◆ Problem description ◆
Print word for word the first line of the listing below and every line after it, through the line with "(140,105) rectangle (650,760);". Leave out the pictures and the rest.

◆ Dataset extract ◆
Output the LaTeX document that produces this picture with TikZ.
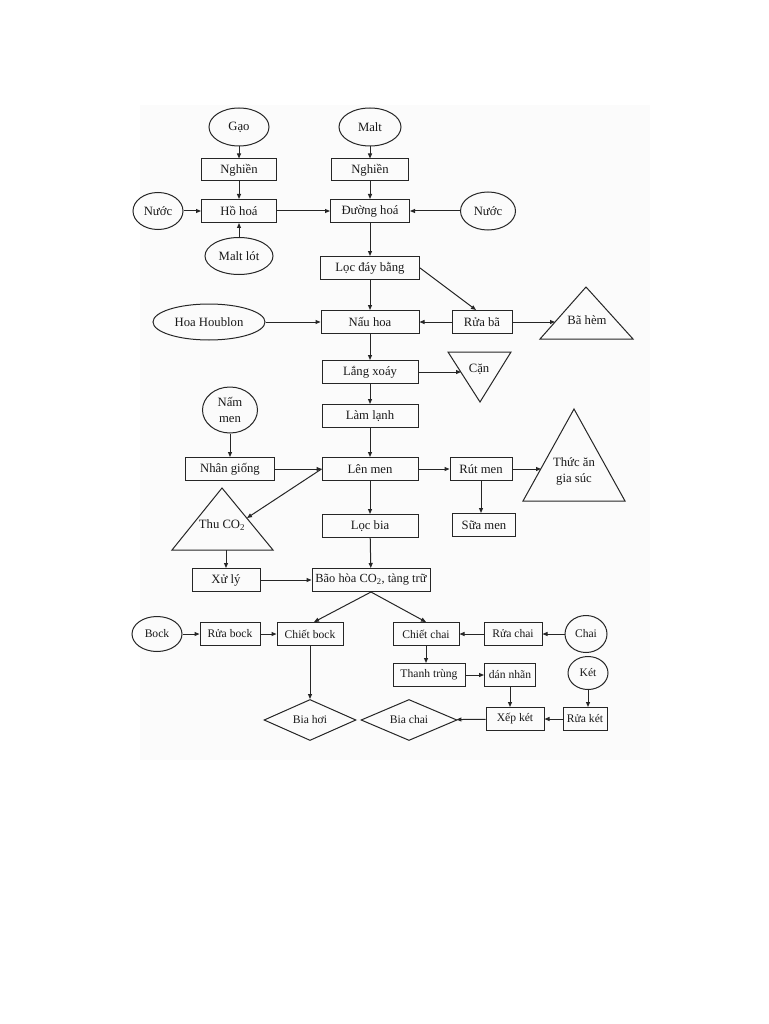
\documentclass[tikz,border=0pt]{standalone}
\usepackage{fontspec}
\setmainfont{Liberation Serif}
\usetikzlibrary{shapes.geometric,arrows.meta}
\begin{document}
\begin{tikzpicture}[x=1pt,y=-1pt,
  every node/.style={font=\fontsize{12.7}{15}\selectfont, text=black!90},
  sm/.style={font=\fontsize{11.6}{14}\selectfont},
  box/.style={draw=black!85, line width=1pt, rectangle, inner sep=0, minimum height=23},
  ell/.style={draw=black!85, line width=1pt, ellipse, inner sep=0},
  dia/.style={draw=black!85, line width=1pt, diamond, inner sep=0, aspect=2.2, minimum width=92, minimum height=41},
  tri/.style={draw=black!85, line width=1pt, line join=miter},
  arr/.style={draw=black!85, line width=1pt, -{Triangle[length=5pt,width=4pt]}},
  lbl/.style={inner sep=0, align=center}
]
\useasboundingbox (0,0) rectangle (768,1024);
\fill[black!1.5] (140,105) rectangle (650,760);

% top
\node[ell, minimum width=60, minimum height=38] (gao) at (239,127) {Gạo};
\node[ell, minimum width=62, minimum height=38] (malt) at (370,127) {Malt};
\node[box, minimum width=75, minimum height=22] (nghien1) at (239,170) {Nghiền};
\node[box, minimum width=77, minimum height=22] (nghien2) at (370,170) {Nghiền};
\node[ell, minimum width=50, minimum height=37] (nuoc1) at (158,211) {Nước};
\node[box, minimum width=75] (hohoa) at (239,211) {Hồ hoá};
\node[box, minimum width=79] (duonghoa) at (370,211) {Đường hoá};
\node[ell, minimum width=55, minimum height=38] (nuoc2) at (488,211) {Nước};
\node[ell, minimum width=68, minimum height=37] (maltlot) at (239,256) {Malt lót};
\node[box, minimum width=99] (loc) at (370,268) {Lọc đáy bằng};
\node[ell, minimum width=112, minimum height=36] (houblon) at (209,322) {Hoa Houblon};
\node[box, minimum width=98] (nauhoa) at (370,322) {Nấu hoa};
\node[box, minimum width=60] (ruaba) at (482,322) {Rửa bã};

\draw[tri] (586,287) -- (633,339) -- (540,339) -- cycle;
\node[lbl] (bahem) at (587,320) {Bã hèm};
\coordinate (bahemin) at (555,322);

\node[box, minimum width=96] (langxoay) at (370,372) {Lắng xoáy};
\draw[tri] (448,352) -- (511,352) -- (480,402) -- cycle;
\node[lbl] (can) at (479,369) {Cặn};
\coordinate (canin) at (461,372);

\node[ell, minimum width=55, minimum height=46, align=center, font=\fontsize{12.7}{16}\selectfont] (nammen) at (230,410) {Nấm\\men};
\node[box, minimum width=96] (lamlanh) at (370,416) {Làm lạnh};
\node[box, minimum width=89] (nhangiong) at (230,469) {Nhân giống};
\node[box, minimum width=96] (lenmen) at (370,469) {Lên men};
\node[box, minimum width=62] (rutmen) at (481,469) {Rút men};

\draw[tri] (574,409) -- (625,501) -- (523,501) -- cycle;
\node[lbl, font=\fontsize{12.7}{16}\selectfont] (thucan) at (574,471) {Thức ăn\\gia súc};
\coordinate (thucanin) at (541,469);

\draw[tri] (222,488) -- (273,550) -- (172,550) -- cycle;
\node[lbl] (thuco2) at (222,525) {Thu CO\textsubscript{2}};
\coordinate (thuin) at (247,518);
\coordinate (thuout) at (226,550);

\node[box, minimum width=96] (locbia) at (370,526) {Lọc bia};
\node[box, minimum width=63] (suamen) at (484,525) {Sữa men};
\node[box, minimum width=68] (xuly) at (226,580) {Xử lý};
\node[box, font=\fontsize{12.4}{14}\selectfont, minimum width=118] (baohoa) at (371,580) {Bão hòa CO\textsubscript{2}, tàng trữ};

% bottom
\node[ell, sm, minimum width=50, minimum height=35] (bock) at (157,634) {Bock};
\node[box, sm, minimum width=60] (ruabock) at (230,634) {Rửa bock};
\node[box, sm, minimum width=66] (chietbock) at (310,634) {Chiết bock};
\node[box, sm, minimum width=66] (chietchai) at (426,634) {Chiết chai};
\node[box, sm, minimum width=58] (ruachai) at (513,634) {Rửa chai};
\node[ell, sm, minimum width=42, minimum height=37] (chai) at (586,634) {Chai};
\node[box, sm, minimum width=72] (thanhtrung) at (429,675) {Thanh trùng};
\node[box, sm, minimum width=51] (dannhan) at (510,675) {dán nhãn};
\node[ell, sm, minimum width=40, minimum height=33] (ket) at (588,673) {Két};
\node[dia, sm] (biahoi) at (310,720) {Bia hơi};
\node[dia, sm, minimum width=96] (biachai) at (409,720) {Bia chai};
\node[box, sm, minimum width=58] (xepket) at (515,719) {Xếp két};
\node[box, sm, minimum width=44] (ruaket) at (585,719) {Rửa két};

% connectors
\draw[arr] (gao) -- (nghien1);
\draw[arr] (nghien1) -- (hohoa);
\draw[arr] (nuoc1) -- (hohoa);
\draw[arr] (maltlot) -- (hohoa);
\draw[arr] (hohoa) -- (duonghoa);
\draw[arr] (malt) -- (nghien2);
\draw[arr] (nghien2) -- (duonghoa);
\draw[arr] (nuoc2) -- (duonghoa);
\draw[arr] (duonghoa) -- (loc);
\draw[arr] (loc) -- (nauhoa);
\draw[arr] (loc.east) -- ([xshift=-6pt]ruaba.north);
\draw[arr] (ruaba) -- (nauhoa);
\draw[arr] (ruaba) -- (bahemin);
\draw[arr] (houblon) -- (nauhoa);
\draw[arr] (nauhoa) -- (langxoay);
\draw[arr] (langxoay) -- (canin);
\draw[arr] (langxoay) -- (lamlanh);
\draw[arr] (lamlanh) -- (lenmen);
\draw[arr] (nammen) -- (nhangiong);
\draw[arr] (nhangiong) -- (lenmen);
\draw[arr] (lenmen.west) -- (thuin);
\draw[arr] (lenmen) -- (rutmen);
\draw[arr] (rutmen) -- (thucanin);
\draw[arr] (rutmen.south) -- (rutmen.south |- suamen.north);
\draw[arr] (lenmen) -- (locbia);
\draw[arr] (locbia) -- (baohoa);
\draw[arr] (thuout) -- (xuly);
\draw[arr] (xuly) -- (baohoa);
\draw[arr] (baohoa.south) -- ([xshift=4pt]chietbock.north);
\draw[arr] (baohoa.south) -- (chietchai.north);
\draw[arr] (bock) -- (ruabock);
\draw[arr] (ruabock) -- (chietbock);
\draw[arr] (chietbock) -- (biahoi);
\draw[arr] (chai) -- (ruachai);
\draw[arr] (ruachai) -- (chietchai);
\draw[arr] (chietchai.south) -- (chietchai.south |- thanhtrung.north);
\draw[arr] (thanhtrung) -- (dannhan);
\draw[arr] (dannhan.south) -- (dannhan.south |- xepket.north);
\draw[arr] (ket.south) -- (ket.south |- ruaket.north);
\draw[arr] (ruaket) -- (xepket);
\draw[arr] (xepket) -- (biachai);
\end{tikzpicture}
\end{document}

◆ Output of the task ◆
Output the LaTeX document that produces this picture with TikZ.
\documentclass[tikz,border=0pt]{standalone}
\usepackage{fontspec}
\setmainfont{Liberation Serif}
\usetikzlibrary{shapes.geometric,arrows.meta}
\begin{document}
\begin{tikzpicture}[x=1pt,y=-1pt,
  every node/.style={font=\fontsize{12.7}{15}\selectfont, text=black!90},
  sm/.style={font=\fontsize{11.6}{14}\selectfont},
  box/.style={draw=black!85, line width=1pt, rectangle, inner sep=0, minimum height=23},
  ell/.style={draw=black!85, line width=1pt, ellipse, inner sep=0},
  dia/.style={draw=black!85, line width=1pt, diamond, inner sep=0, aspect=2.2, minimum width=92, minimum height=41},
  tri/.style={draw=black!85, line width=1pt, line join=miter},
  arr/.style={draw=black!85, line width=1pt, -{Triangle[length=5pt,width=4pt]}},
  lbl/.style={inner sep=0, align=center}
]
\useasboundingbox (0,0) rectangle (768,1024);
\fill[black!1.5] (140,105) rectangle (650,760);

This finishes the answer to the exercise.